The nonstop media coverage and long primary season makes the presidency unique. All the coverage makes it easier for candidates to get their message out, particularly if they can find a way to fit that message to the conflict narratives that reporters love. This has been Trump's particular genius so far (witness his manufactured feud with Fox News as merely the latest maverick act of conflict generation). But Sanders has benefited as well, since a Clinton cakewalk made such a poor story.
By contrast, few House or Senate primaries ever enjoy anything near this kind of media coverage, making it harder for outsider candidates to gain the initial attention they need to build legitimacy and public support. Local media doesn't have the same resources as national media. This makes initial campaign money even more important in Senate and House races. And I suspect it will remain so, at least for now.
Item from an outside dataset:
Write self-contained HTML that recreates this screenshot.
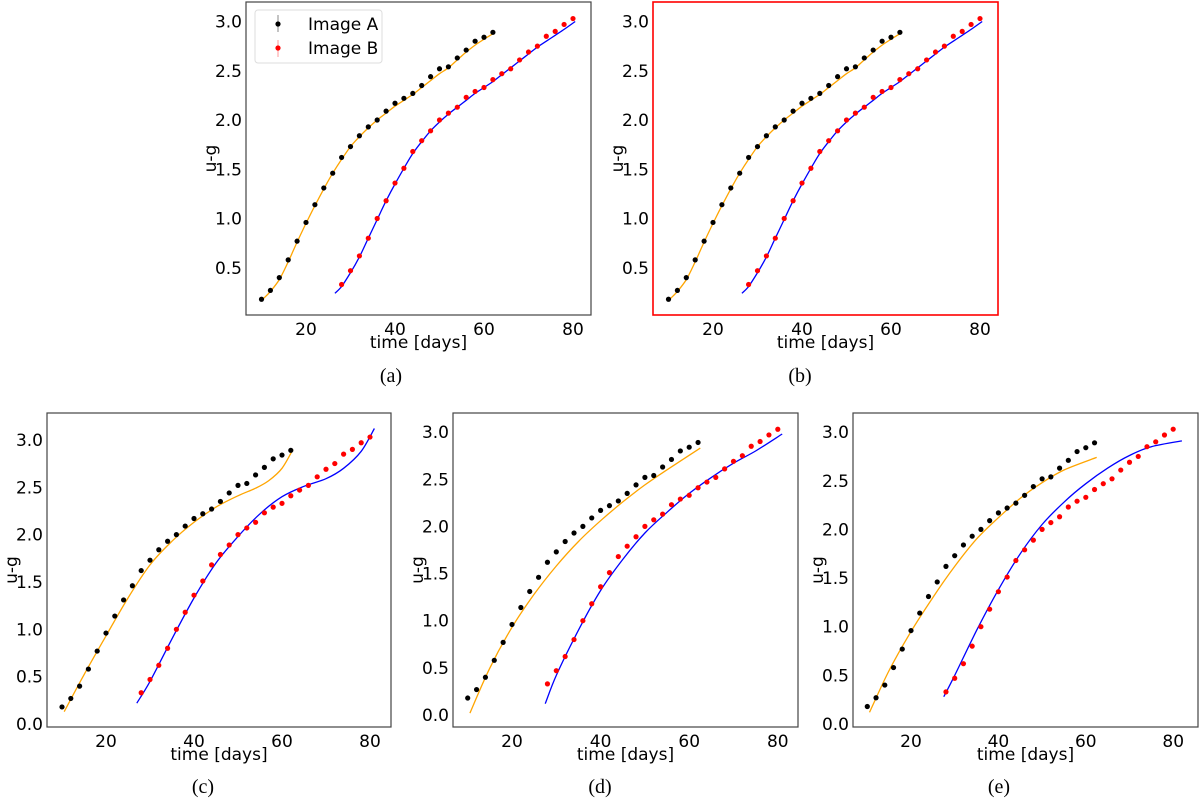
<!DOCTYPE html>
<html><head><meta charset="utf-8"><style>
body{margin:0;background:#fff;width:1200px;height:802px;overflow:hidden}
svg{display:block}
.sans{font-family:"DejaVu Sans","Liberation Sans",sans-serif}
.serif{font-family:"Liberation Serif","DejaVu Serif",serif}
</style></head><body>
<svg id="fig" width="1200" height="802" viewBox="0 0 1200 802" xmlns="http://www.w3.org/2000/svg"></svg>
<script>
const timesA=[10,12,14,16,18,20,22,24,26,28,30,32,34,36,38,40,42,44,46,48,50,52,54,56,58,60,62];
const valuesA=[0.18,0.27,0.40,0.58,0.77,0.96,1.14,1.31,1.46,1.62,1.73,1.84,1.93,2.00,2.09,2.17,2.22,2.27,2.35,2.44,2.52,2.54,2.63,2.71,2.80,2.84,2.89];
const timesB=[28,30,32,34,36,38,40,42,44,46,48,50,52,54,56,58,60,62,64,66,68,70,72,74,76,78,80];
const valuesB=[0.33,0.47,0.62,0.80,1.00,1.18,1.36,1.51,1.68,1.79,1.89,2.00,2.07,2.13,2.23,2.29,2.33,2.41,2.47,2.52,2.61,2.69,2.75,2.85,2.90,2.97,3.03];
const fitABtA=[10.5,12,14,16,18,20,22,24,26,28,30,32,34,36,38,40,42,44,46,48,50,52,54,56,58,60,62.5];
const fitABvA=[0.19,0.26,0.38,0.56,0.76,0.95,1.13,1.30,1.46,1.60,1.73,1.83,1.92,2.00,2.07,2.14,2.20,2.26,2.33,2.40,2.47,2.53,2.61,2.69,2.76,2.82,2.89];
const fitABtB=[26.5,28,30,32,34,36,38,40,42,44,46,48,50,52,54,56,58,60,62,64,66,68,70,72,74,76,78,80.5];
const fitABvB=[0.24,0.31,0.45,0.61,0.80,0.99,1.18,1.35,1.51,1.66,1.78,1.89,1.98,2.06,2.13,2.20,2.27,2.33,2.39,2.46,2.53,2.60,2.67,2.74,2.80,2.86,2.92,3.00];
const fitCtA=[10.5,15,20,25,30,35,40,45,50,54,57,60,62.5];
const fitCvA=[0.13,0.52,0.93,1.33,1.68,1.93,2.13,2.29,2.41,2.49,2.57,2.70,2.90];
const fitCtB=[27,30,35,40,45,50,55,60,65,70,74,78,81];
const fitCvB=[0.22,0.45,0.90,1.33,1.70,1.98,2.22,2.40,2.51,2.59,2.70,2.88,3.12];
const fitDtA=[10.5,15,20,25,30,35,40,45,50,55,62.5];
const fitDvA=[0.02,0.50,0.93,1.28,1.58,1.84,2.06,2.26,2.44,2.60,2.83];
const fitDtB=[27.5,30,35,40,45,50,55,60,65,70,75,81];
const fitDvB=[0.12,0.42,0.90,1.32,1.65,1.93,2.15,2.35,2.52,2.67,2.80,2.98];
const fitEtA=[10.5,15,20,25,30,35,40,45,50,55,62.5];
const fitEvA=[0.12,0.55,0.95,1.30,1.62,1.90,2.12,2.32,2.48,2.61,2.74];
const fitEtB=[27.5,30,35,40,45,50,55,60,65,70,75,82];
const fitEvB=[0.28,0.50,0.96,1.38,1.75,2.05,2.28,2.47,2.63,2.76,2.85,2.91];
const yTicksAB=[0.5,1.0,1.5,2.0,2.5,3.0];
const yTicksCDE=[0.0,0.5,1.0,1.5,2.0,2.5,3.0];
const xTicks=[20,40,60,80];

const NS="http://www.w3.org/2000/svg";
const svg=document.getElementById('fig');
function mk(tag,attrs,parent){const e=document.createElementNS(NS,tag);for(const k in attrs)e.setAttribute(k,attrs[k]);(parent||svg).appendChild(e);return e;}
function smooth(pts){let d=`M${pts[0][0]},${pts[0][1]}`;for(let i=0;i<pts.length-1;i++){const p0=pts[Math.max(i-1,0)],p1=pts[i],p2=pts[i+1],p3=pts[Math.min(i+2,pts.length-1)];const c1=[p1[0]+(p2[0]-p0[0])/6,p1[1]+(p2[1]-p0[1])/6],c2=[p2[0]-(p3[0]-p1[0])/6,p2[1]-(p3[1]-p1[1])/6];d+=`C${c1[0].toFixed(1)},${c1[1].toFixed(1)} ${c2[0].toFixed(1)},${c2[1].toFixed(1)} ${p2[0].toFixed(1)},${p2[1].toFixed(1)}`;}return d;}

const panels=[
 {id:'a',box:[246,2,591,315],x20:306,pxd:4.45,y0:317,pyu:98.5,yt:yTicksAB,fits:[fitABtA,fitABvA,fitABtB,fitABvB],cap:[391,376],legend:true},
 {id:'b',box:[653,2,998,315],x20:713,pxd:4.45,y0:317,pyu:98.5,yt:yTicksAB,fits:[fitABtA,fitABvA,fitABtB,fitABvB],cap:[800,376],red:true},
 {id:'c',box:[47,413,391,727],x20:106,pxd:4.4,y0:724,pyu:94.7,yt:yTicksCDE,fits:[fitCtA,fitCvA,fitCtB,fitCvB],cap:[203,787]},
 {id:'d',box:[453,413,798,727],x20:512,pxd:4.43,y0:715,pyu:94.3,yt:yTicksCDE,fits:[fitDtA,fitDvA,fitDtB,fitDvB],cap:[600,787]},
 {id:'e',box:[853,413,1198,727],x20:911,pxd:4.37,y0:724,pyu:97.3,yt:yTicksCDE,fits:[fitEtA,fitEvA,fitEtB,fitEvB],cap:[999,787]}
];
panels.forEach(p=>{
 const g=mk('g',{});
 
 
 const X=t=>p.x20+(t-20)*p.pxd, Y=v=>p.y0-v*p.pyu;
 const [x1,y1,x2,y2]=p.box;
 const fr=mk('rect',{x:x1,y:y1,width:x2-x1,height:y2-y1,fill:'#fff',stroke:p.red?'#ff0000':'#444','stroke-width':p.red?1.6:1.2},g);
 
 
 p.yt.forEach(v=>{const t=mk('text',{class:'sans',x:x1-4,y:Y(v)+6,'text-anchor':'end','font-size':17,fill:'#000'},g);t.textContent=v.toFixed(1);
  
  });
 xTicks.forEach(v=>{const t=mk('text',{class:'sans',x:X(v),y:y2+20,'text-anchor':'middle','font-size':17,fill:'#000'},g);t.textContent=v;
  
  });
 const xt=mk('text',{class:'sans',x:(x1+x2)/2,y:y2+33,'text-anchor':'middle','font-size':17,fill:'#000'},g);xt.textContent='time [days]';
 
 
 const ycx=x1-30, ycy=(y1+y2)/2;
 const yt=mk('text',{class:'sans',x:ycx,y:ycy,'text-anchor':'middle','font-size':17,fill:'#000',transform:`rotate(-90 ${ycx} ${ycy})`},g);yt.textContent='u-g';
 
 
 const [tA,vA,tB,vB]=p.fits;
 const fa=mk('path',{d:smooth(tA.map((t,i)=>[X(t),Y(vA[i])])),fill:'none',stroke:'#ffa500','stroke-width':1.3},g);
 
 
 const fb=mk('path',{d:smooth(tB.map((t,i)=>[X(t),Y(vB[i])])),fill:'none',stroke:'#0000ff','stroke-width':1.3},g);
 
 
 timesA.forEach((t,i)=>{const c=mk('circle',{cx:X(t),cy:Y(valuesA[i]),r:2.6,fill:'#000'},g);
  
  });
 timesB.forEach((t,i)=>{const c=mk('circle',{cx:X(t),cy:Y(valuesB[i]),r:2.6,fill:'#ff0000'},g);
  
  });
 if(p.legend){
  const lg=mk('g',{},g);
  
  
  mk('rect',{x:255,y:10,width:127,height:53,rx:3,fill:'#fff',stroke:'#ddd','stroke-width':1},lg);
  mk('line',{x1:278,y1:15,x2:278,y2:32,stroke:'#888','stroke-width':1},lg);
  mk('circle',{cx:278,cy:24,r:2.6,fill:'#000'},lg);
  mk('line',{x1:278,y1:40,x2:278,y2:57,stroke:'#f99','stroke-width':1},lg);
  mk('circle',{cx:278,cy:48,r:2.6,fill:'#ff0000'},lg);
  const l1=mk('text',{class:'sans',x:308,y:30,'font-size':17,fill:'#000'},lg);l1.textContent='Image A';
  
  
  const l2=mk('text',{class:'sans',x:308,y:54,'font-size':17,fill:'#000'},lg);l2.textContent='Image B';
  
  
 }
 const cp=mk('text',{class:'serif',x:p.cap[0],y:p.cap[1]+6,'text-anchor':'middle','font-size':20,fill:'#000'},g);cp.textContent='('+p.id+')';
 
 
});
</script>
</body></html>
Also on the side of this being a fluke, perhaps Trump's success is just a product of both his celebrity and his unique personality. Trump is also a billionaire, even if his views are not what we've come to expect from the billionaire class.
And yet, both Trump and Sanders have laid out a new issue playbook, a kind of populist politics that has long been suppressed from American political debate because it doesn't get one very far in the so-called "money primary" — the high-donor fundraising gauntlet that usually takes place before anybody declares candidacy.
Sanders has also demonstrated that there are millions of people willing to part with a small chunk of money to support a socialist. He's now raised $75 million from more than a million people, mostly in modest (by campaign finance) sums.
Some of the future may depend on the candidates themselves. If Sanders is serious about his "political revolution," will he turn his attention to recruiting and supporting House and Senate candidates who share his values? If so, is the force of his personality and his network enough to propel them forward, especially if the Democratic establishment doesn't want them?
As with most presidential candidates, the follow-through on building a movement will be less passionate than the promise. But Democratic candidates like Donna Edwards, running for the Maryland Senate, and Zephyr Teachout, running for the House in New York, could, along with Elizabeth Warren, be the start of a new populist politics in the Democratic Party.
My read on Trump is that he's far more instrumental than ideological. But he's made a pretty compelling case to aspiring Republican office seekers that you can run as a nativist economic populist, thumb your nose at the big donors, and do pretty well. Will the Tea Party evolve in this direction? If so, what happens to the Koch money, which holds very much opposite positions?
My best guess is that John Judis is right and this is indeed the leading edge of what will be a shift toward populism in both parties over the next several years, which will ultimately shift the alignments of American politics. But that's an underdeveloped prediction for another post.
Still, for the moment, it's worth noting that for all that both Sanders and Trump talk about the nefarious role of wealthy donors in politics, they are the first plausible candidates in a long while not to depend on wealthy donors. Beneath this obvious irony, something big may be changing in American politics.